Write out all records as given; omit images.
══════
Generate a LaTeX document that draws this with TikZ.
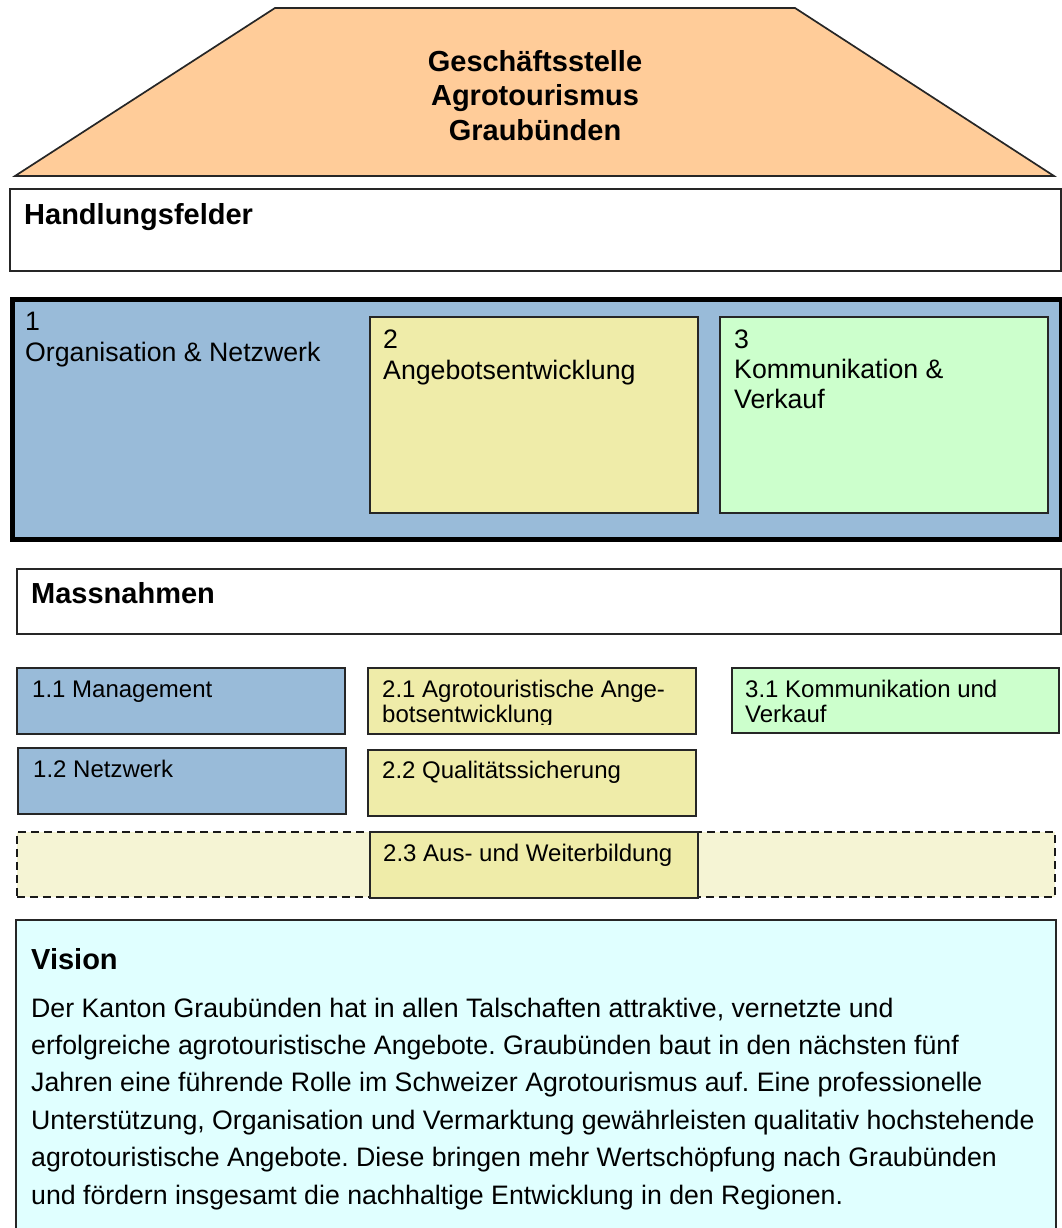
\documentclass[tikz,border=0pt]{standalone}
\usepackage{fontspec}
\setmainfont{Liberation Sans}
\frenchspacing
\definecolor{peach}{HTML}{FFCC99}
\definecolor{steel}{HTML}{99BBD9}
\definecolor{ylw}{HTML}{EFECA9}
\definecolor{mint}{HTML}{CCFFCC}
\definecolor{paleylw}{HTML}{F5F4D4}
\definecolor{cyanbg}{HTML}{E0FFFF}
\begin{document}
\begin{tikzpicture}[x=1pt,y=-1pt,
  box/.style={draw=black!85, line width=1.7pt, inner sep=0pt, anchor=north west},
  head/.style={anchor=base west, inner sep=0pt, font=\bfseries\fontsize{29}{34}\selectfont},
  lbl/.style={anchor=base west, inner sep=0pt, font=\fontsize{26.7}{31}\selectfont},
  small/.style={anchor=base west, inner sep=0pt, font=\fontsize{24}{25}\selectfont},
  body/.style={anchor=base west, inner sep=0pt, font=\fontsize{26.7}{37.4}\selectfont}]
\useasboundingbox (0,0) rectangle (1061,1228);
\fill[white] (0,0) rectangle (1061,1228);

% roof
\draw[draw=black!85, line width=1.7pt, fill=peach, line join=miter] (275,8) -- (795,8) -- (1054,176) -- (15,176) -- cycle;
\node[anchor=base, inner sep=0pt, font=\bfseries\fontsize{29}{34}\selectfont] (t1) at (535,72) {Geschäftsstelle};
\node[anchor=base, inner sep=0pt, font=\bfseries\fontsize{29}{34}\selectfont] (t2) at (535,106) {Agrotourismus};
\node[anchor=base, inner sep=0pt, font=\bfseries\fontsize{29}{34}\selectfont] (t3) at (535,140) {Graubünden};

% Handlungsfelder
\node[box, fill=white, minimum width=1051pt, minimum height=82pt] (hf) at (9,188) {};
\node[head] (hft) at (24,224) {Handlungsfelder};

% big field box
\node[draw=black, line width=5pt, fill=steel, inner sep=0pt, anchor=north west,
      minimum width=1049pt, minimum height=240pt] (f1) at (9.5,296.5) {};
\node[lbl] (f1a) at (25,330) {1};
\node[lbl] (f1b) at (25,361) {Organisation \& Netzwerk};
\node[box, fill=ylw, minimum width=328pt, minimum height=196pt] (f2) at (369,316) {};
\node[lbl] (f2a) at (383,348) {2};
\node[lbl] (f2b) at (383,379) {Angebotsentwicklung};
\node[box, fill=mint, minimum width=328pt, minimum height=196pt] (f3) at (719,316) {};
\node[lbl] (f3a) at (734,348) {3};
\node[lbl] (f3b) at (734,378) {Kommunikation \&};
\node[lbl] (f3c) at (734,408) {Verkauf};

% Massnahmen
\node[box, fill=white, minimum width=1044pt, minimum height=65pt] (mn) at (16,568) {};
\node[head] (mnt) at (31,603) {Massnahmen};

\node[box, fill=steel, minimum width=328pt, minimum height=66pt] (m11) at (16,667) {};
\node[small] (m11t) at (32,697) {1.1 Management};
\node[box, fill=ylw, minimum width=328pt, minimum height=66pt] (m21) at (367,667) {};
\begin{scope}
\clip (367,667) rectangle (695,724);
\node[small] (m21t) at (382,697) {2.1 Agrotouristische Ange-};
\node[small] (m21u) at (382,722) {botsentwicklung};
\end{scope}
\node[box, fill=mint, minimum width=327pt, minimum height=65pt] (m31) at (731,667) {};
\node[small] (m31t) at (745,697) {3.1 Kommunikation und};
\node[small] (m31u) at (745,722) {Verkauf};

\node[box, fill=steel, minimum width=328pt, minimum height=66pt] (m12) at (17,747) {};
\node[small] (m12t) at (33,777) {1.2 Netzwerk};
\node[box, fill=ylw, minimum width=328pt, minimum height=66pt] (m22) at (367,749) {};
\node[small] (m22t) at (382,778) {2.2 Qualitätssicherung};

\node[draw=black!90, line width=1.7pt, dash pattern=on 8pt off 5pt, fill=paleylw,
      inner sep=0pt, anchor=north west, minimum width=1038pt, minimum height=65pt] (dz) at (16,831) {};
\node[box, fill=ylw, minimum width=328pt, minimum height=66pt] (m23) at (369,831) {};
\node[small] (m23t) at (383,861) {2.3 Aus- und Weiterbildung};

% Vision
\fill[cyanbg] (16,920) rectangle (1056,1240);
\draw[draw=black!85, line width=1.7pt] (16,1240) -- (16,920) -- (1056,920) -- (1056,1240);
\node[head] (vh) at (31,969) {Vision};
\node[body] (v1) at (31,1017) {Der Kanton Graubünden hat in allen Talschaften attraktive, vernetzte und};
\node[body] (v2) at (31,1054.4) {erfolgreiche agrotouristische Angebote. Graubünden baut in den nächsten fünf};
\node[body] (v3) at (31,1091.8) {Jahren eine führende Rolle im Schweizer Agrotourismus auf. Eine professionelle};
\node[body] (v4) at (31,1129.2) {Unterstützung, Organisation und Vermarktung gewährleisten qualitativ hochstehende};
\node[body] (v5) at (31,1166.6) {agrotouristische Angebote. Diese bringen mehr Wertschöpfung nach Graubünden};
\node[body] (v6) at (31,1204) {und fördern insgesamt die nachhaltige Entwicklung in den Regionen.};
\end{tikzpicture}
\end{document}
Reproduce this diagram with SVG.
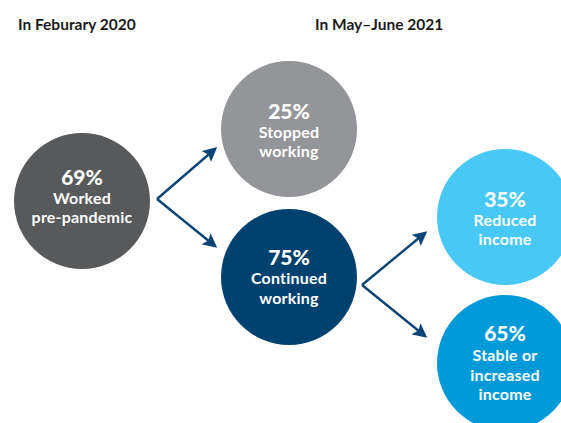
<svg xmlns="http://www.w3.org/2000/svg" width="561" height="423" viewBox="0 0 561 423">
<style>
.hdr{font-family:Lato,"Noto Sans",sans-serif;font-weight:700;font-size:15.5px;fill:#1a1a1a}
.pct{font-family:Lato,"Noto Sans",sans-serif;font-weight:900;font-size:21px;fill:#fff;text-anchor:middle}
.lbl{font-family:Lato,"Noto Sans",sans-serif;font-weight:700;font-size:16px;letter-spacing:0.2px;fill:#fff;text-anchor:middle}
.conn{fill:none;stroke:#0c4575;stroke-width:2.4;marker-end:url(#ah)}
</style>
<defs>
<marker id="ah" viewBox="0 0 10 10" refX="8" refY="5" markerWidth="6" markerHeight="6" orient="auto" markerUnits="strokeWidth">
<path d="M0,0 L10,5 L0,10 L2,5 Z" fill="#0c4575"/>
</marker>
</defs>
<rect width="561" height="423" fill="#fff"/>
<text class="hdr" x="18" y="30">In Feburary 2020</text>
<text class="hdr" x="315" y="30">In May–June 2021</text>
<g id="connectors">
<path class="conn" d="M157,199 L215,149"/>
<path class="conn" d="M157,199 L215,246"/>
<path class="conn" d="M362,285 L425,233"/>
<path class="conn" d="M362,285 L425,336"/>
</g>
<g id="n69">
<circle cx="82" cy="201" r="68" fill="#58595b"/>
<text class="pct" x="82" y="185">69%</text>
<text class="lbl" x="82" y="204">Worked</text>
<text class="lbl" x="82" y="223">pre-pandemic</text>
</g>
<g id="n25">
<circle cx="289" cy="129" r="68" fill="#939598"/>
<text class="pct" x="289" y="119">25%</text>
<text class="lbl" x="289" y="138">Stopped</text>
<text class="lbl" x="289" y="157">working</text>
</g>
<g id="n75">
<circle cx="289" cy="277" r="68" fill="#00416f"/>
<text class="pct" x="289" y="265">75%</text>
<text class="lbl" x="289" y="284">Continued</text>
<text class="lbl" x="289" y="304">working</text>
</g>
<g id="n35">
<circle cx="505" cy="217" r="68" fill="#48c8f5"/>
<text class="pct" x="505" y="207">35%</text>
<text class="lbl" x="505" y="226">Reduced</text>
<text class="lbl" x="505" y="245">income</text>
</g>
<g id="n65">
<circle cx="505" cy="363" r="68" fill="#009ad9"/>
<text class="pct" x="505" y="341">65%</text>
<text class="lbl" x="505" y="361">Stable or</text>
<text class="lbl" x="505" y="381">increased</text>
<text class="lbl" x="505" y="400">income</text>
</g>
</svg>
══════
» **Written reply**
Generate a LaTeX document that draws this with TikZ.
\documentclass[tikz,border=0pt]{standalone}
\usepackage{fontspec}
\setmainfont{Liberation Sans}
\frenchspacing
\definecolor{peach}{HTML}{FFCC99}
\definecolor{steel}{HTML}{99BBD9}
\definecolor{ylw}{HTML}{EFECA9}
\definecolor{mint}{HTML}{CCFFCC}
\definecolor{paleylw}{HTML}{F5F4D4}
\definecolor{cyanbg}{HTML}{E0FFFF}
\begin{document}
\begin{tikzpicture}[x=1pt,y=-1pt,
  box/.style={draw=black!85, line width=1.7pt, inner sep=0pt, anchor=north west},
  head/.style={anchor=base west, inner sep=0pt, font=\bfseries\fontsize{29}{34}\selectfont},
  lbl/.style={anchor=base west, inner sep=0pt, font=\fontsize{26.7}{31}\selectfont},
  small/.style={anchor=base west, inner sep=0pt, font=\fontsize{24}{25}\selectfont},
  body/.style={anchor=base west, inner sep=0pt, font=\fontsize{26.7}{37.4}\selectfont}]
\useasboundingbox (0,0) rectangle (1061,1228);
\fill[white] (0,0) rectangle (1061,1228);

% roof
\draw[draw=black!85, line width=1.7pt, fill=peach, line join=miter] (275,8) -- (795,8) -- (1054,176) -- (15,176) -- cycle;
\node[anchor=base, inner sep=0pt, font=\bfseries\fontsize{29}{34}\selectfont] (t1) at (535,72) {Geschäftsstelle};
\node[anchor=base, inner sep=0pt, font=\bfseries\fontsize{29}{34}\selectfont] (t2) at (535,106) {Agrotourismus};
\node[anchor=base, inner sep=0pt, font=\bfseries\fontsize{29}{34}\selectfont] (t3) at (535,140) {Graubünden};

% Handlungsfelder
\node[box, fill=white, minimum width=1051pt, minimum height=82pt] (hf) at (9,188) {};
\node[head] (hft) at (24,224) {Handlungsfelder};

% big field box
\node[draw=black, line width=5pt, fill=steel, inner sep=0pt, anchor=north west,
      minimum width=1049pt, minimum height=240pt] (f1) at (9.5,296.5) {};
\node[lbl] (f1a) at (25,330) {1};
\node[lbl] (f1b) at (25,361) {Organisation \& Netzwerk};
\node[box, fill=ylw, minimum width=328pt, minimum height=196pt] (f2) at (369,316) {};
\node[lbl] (f2a) at (383,348) {2};
\node[lbl] (f2b) at (383,379) {Angebotsentwicklung};
\node[box, fill=mint, minimum width=328pt, minimum height=196pt] (f3) at (719,316) {};
\node[lbl] (f3a) at (734,348) {3};
\node[lbl] (f3b) at (734,378) {Kommunikation \&};
\node[lbl] (f3c) at (734,408) {Verkauf};

% Massnahmen
\node[box, fill=white, minimum width=1044pt, minimum height=65pt] (mn) at (16,568) {};
\node[head] (mnt) at (31,603) {Massnahmen};

\node[box, fill=steel, minimum width=328pt, minimum height=66pt] (m11) at (16,667) {};
\node[small] (m11t) at (32,697) {1.1 Management};
\node[box, fill=ylw, minimum width=328pt, minimum height=66pt] (m21) at (367,667) {};
\begin{scope}
\clip (367,667) rectangle (695,724);
\node[small] (m21t) at (382,697) {2.1 Agrotouristische Ange-};
\node[small] (m21u) at (382,722) {botsentwicklung};
\end{scope}
\node[box, fill=mint, minimum width=327pt, minimum height=65pt] (m31) at (731,667) {};
\node[small] (m31t) at (745,697) {3.1 Kommunikation und};
\node[small] (m31u) at (745,722) {Verkauf};

\node[box, fill=steel, minimum width=328pt, minimum height=66pt] (m12) at (17,747) {};
\node[small] (m12t) at (33,777) {1.2 Netzwerk};
\node[box, fill=ylw, minimum width=328pt, minimum height=66pt] (m22) at (367,749) {};
\node[small] (m22t) at (382,778) {2.2 Qualitätssicherung};

\node[draw=black!90, line width=1.7pt, dash pattern=on 8pt off 5pt, fill=paleylw,
      inner sep=0pt, anchor=north west, minimum width=1038pt, minimum height=65pt] (dz) at (16,831) {};
\node[box, fill=ylw, minimum width=328pt, minimum height=66pt] (m23) at (369,831) {};
\node[small] (m23t) at (383,861) {2.3 Aus- und Weiterbildung};

% Vision
\fill[cyanbg] (16,920) rectangle (1056,1240);
\draw[draw=black!85, line width=1.7pt] (16,1240) -- (16,920) -- (1056,920) -- (1056,1240);
\node[head] (vh) at (31,969) {Vision};
\node[body] (v1) at (31,1017) {Der Kanton Graubünden hat in allen Talschaften attraktive, vernetzte und};
\node[body] (v2) at (31,1054.4) {erfolgreiche agrotouristische Angebote. Graubünden baut in den nächsten fünf};
\node[body] (v3) at (31,1091.8) {Jahren eine führende Rolle im Schweizer Agrotourismus auf. Eine professionelle};
\node[body] (v4) at (31,1129.2) {Unterstützung, Organisation und Vermarktung gewährleisten qualitativ hochstehende};
\node[body] (v5) at (31,1166.6) {agrotouristische Angebote. Diese bringen mehr Wertschöpfung nach Graubünden};
\node[body] (v6) at (31,1204) {und fördern insgesamt die nachhaltige Entwicklung in den Regionen.};
\end{tikzpicture}
\end{document}
Reproduce this diagram with SVG.
<svg xmlns="http://www.w3.org/2000/svg" width="561" height="423" viewBox="0 0 561 423">
<style>
.hdr{font-family:Lato,"Noto Sans",sans-serif;font-weight:700;font-size:15.5px;fill:#1a1a1a}
.pct{font-family:Lato,"Noto Sans",sans-serif;font-weight:900;font-size:21px;fill:#fff;text-anchor:middle}
.lbl{font-family:Lato,"Noto Sans",sans-serif;font-weight:700;font-size:16px;letter-spacing:0.2px;fill:#fff;text-anchor:middle}
.conn{fill:none;stroke:#0c4575;stroke-width:2.4;marker-end:url(#ah)}
</style>
<defs>
<marker id="ah" viewBox="0 0 10 10" refX="8" refY="5" markerWidth="6" markerHeight="6" orient="auto" markerUnits="strokeWidth">
<path d="M0,0 L10,5 L0,10 L2,5 Z" fill="#0c4575"/>
</marker>
</defs>
<rect width="561" height="423" fill="#fff"/>
<text class="hdr" x="18" y="30">In Feburary 2020</text>
<text class="hdr" x="315" y="30">In May–June 2021</text>
<g id="connectors">
<path class="conn" d="M157,199 L215,149"/>
<path class="conn" d="M157,199 L215,246"/>
<path class="conn" d="M362,285 L425,233"/>
<path class="conn" d="M362,285 L425,336"/>
</g>
<g id="n69">
<circle cx="82" cy="201" r="68" fill="#58595b"/>
<text class="pct" x="82" y="185">69%</text>
<text class="lbl" x="82" y="204">Worked</text>
<text class="lbl" x="82" y="223">pre-pandemic</text>
</g>
<g id="n25">
<circle cx="289" cy="129" r="68" fill="#939598"/>
<text class="pct" x="289" y="119">25%</text>
<text class="lbl" x="289" y="138">Stopped</text>
<text class="lbl" x="289" y="157">working</text>
</g>
<g id="n75">
<circle cx="289" cy="277" r="68" fill="#00416f"/>
<text class="pct" x="289" y="265">75%</text>
<text class="lbl" x="289" y="284">Continued</text>
<text class="lbl" x="289" y="304">working</text>
</g>
<g id="n35">
<circle cx="505" cy="217" r="68" fill="#48c8f5"/>
<text class="pct" x="505" y="207">35%</text>
<text class="lbl" x="505" y="226">Reduced</text>
<text class="lbl" x="505" y="245">income</text>
</g>
<g id="n65">
<circle cx="505" cy="363" r="68" fill="#009ad9"/>
<text class="pct" x="505" y="341">65%</text>
<text class="lbl" x="505" y="361">Stable or</text>
<text class="lbl" x="505" y="381">increased</text>
<text class="lbl" x="505" y="400">income</text>
</g>
</svg>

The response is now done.